The Euro-Mediterranean Economists Association (EMEA) opened its doors to the public last weekend, as part of the Recinte Modernista de Sant Pau’s open day.
EMEA’s team brings together people from across the Mediterranean and beyond, and is headquartered in this historic site in Barcelona. Formerly the Hospital de la Santa Creu I Sant Pau, it is the work of Catalan Modernist architect Lluís Domènech i Montaner, and was declared a UNESCO World Heritage Site in 1997.
With its distinctive and artistic beauty, it is the largest Art Nouveau site in the world, comprising an architectural complex of 12 pavilions set in green space and interconnected by a kilometre of underground tunnels.
Mindful of its use as a hospital, the architect designed a space turned through 45 degrees from the grid of Eixample city blocks designed by Ildefons Cerdà. This gave the space a perfect North-South orientation, providing better ventilation and more hours of daylight.

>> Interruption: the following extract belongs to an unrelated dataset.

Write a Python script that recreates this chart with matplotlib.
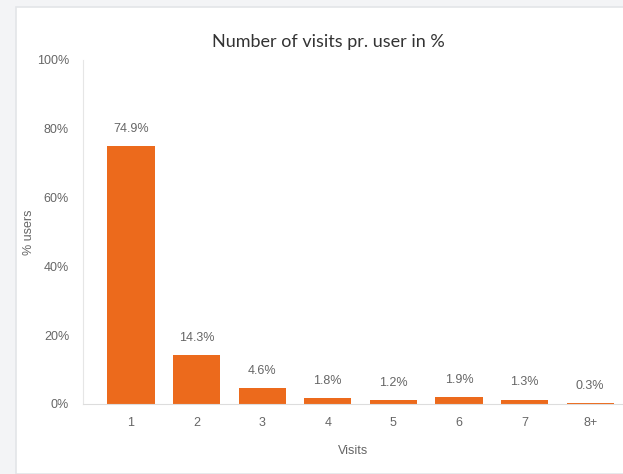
import matplotlib.pyplot as plt
from matplotlib.patches import Rectangle

visits = ['1', '2', '3', '4', '5', '6', '7', '8+']
share = [74.9, 14.3, 4.6, 1.8, 1.2, 1.9, 1.3, 0.3]
labels = ['74.9%', '14.3%', '4.6%', '1.8%', '1.2%', '1.9%', '1.3%', '0.3%']
yticks = [0, 20, 40, 60, 80, 100]

plt.rcParams['font.family'] = ['Liberation Sans', 'DejaVu Sans']

fig = plt.figure(figsize=(6.23, 4.74), dpi=100)
fig.patch.set_facecolor('#f3f4f6')
# white card
fig.add_artist(Rectangle((16 / 623, 0), 1, 1 - 7 / 474, transform=fig.transFigure,
                         facecolor='white', edgecolor='#e3e5e8', lw=1.2, zorder=0))

ax = fig.add_axes([83 / 623, 1 - 404 / 474, 1 - 83 / 623, (404 - 60) / 474])
ax.set_facecolor('none')
x = range(len(visits))
bars = ax.bar(x, share, width=0.72, color='#ec6a1c')
for b, lab in zip(bars, labels):
    ax.annotate(lab, (b.get_x() + b.get_width() / 2, b.get_height()),
                xytext=(0, 8), textcoords='offset points', ha='center', va='bottom',
                fontsize=9, color='#666666')

ax.set_xlim(-0.73, 7.5)
ax.set_ylim(0, 100)
ax.set_yticks(yticks)
ax.set_yticklabels([f'{v}%' for v in yticks])
ax.set_xticks(list(x))
ax.set_xticklabels(visits)
ax.tick_params(axis='both', length=0, colors='#666666', labelsize=9)
ax.tick_params(axis='y', pad=10)
ax.tick_params(axis='x', pad=9)
for s in ['top', 'right']:
    ax.spines[s].set_visible(False)
ax.spines['left'].set_color('#e6e6e6')
ax.spines['bottom'].set_color('#dddddd')

ax.set_ylabel('% users', fontsize=9, color='#666666', labelpad=1)
ax.set_xlabel('Visits', fontsize=9, color='#666666', labelpad=12)
fig.text(328 / 623, 1 - 42 / 474, 'Number of visits pr. user in %', ha='center', va='center',
         fontsize=13, color='#333333', family=['Lato', 'DejaVu Sans'])

fig.savefig('out.png', dpi=100)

The pavilion buildings are now modern and functional workspaces where high-social-impact organisations champion a diverse array of projects in the spheres of sustainability, creativity, health, education, culture and innovation. Resident institutions include EMEA, UN-Habitat, the World Health Organisation, EURORDIS – Rare Diseases Europe, and the Barcelona Health Hub. These institutions manage their own programs while also establishing collaborative agreements to carry out projects and activities that strive to respond to some of the greatest challenges facing society.
EMEA is housed in the Pavilion de Sant Jordi, built between 1902-1911, and originally used as the General Emergency Department. Sant Jordi, or Saint George, is the patron saint of Catalonia, and symbols relating to him are common in the architecture of the region. He refused a command to persecute Christians, and so was martyred and decapitated. Catalonia celebrates Saint George’s day every year on 23 April.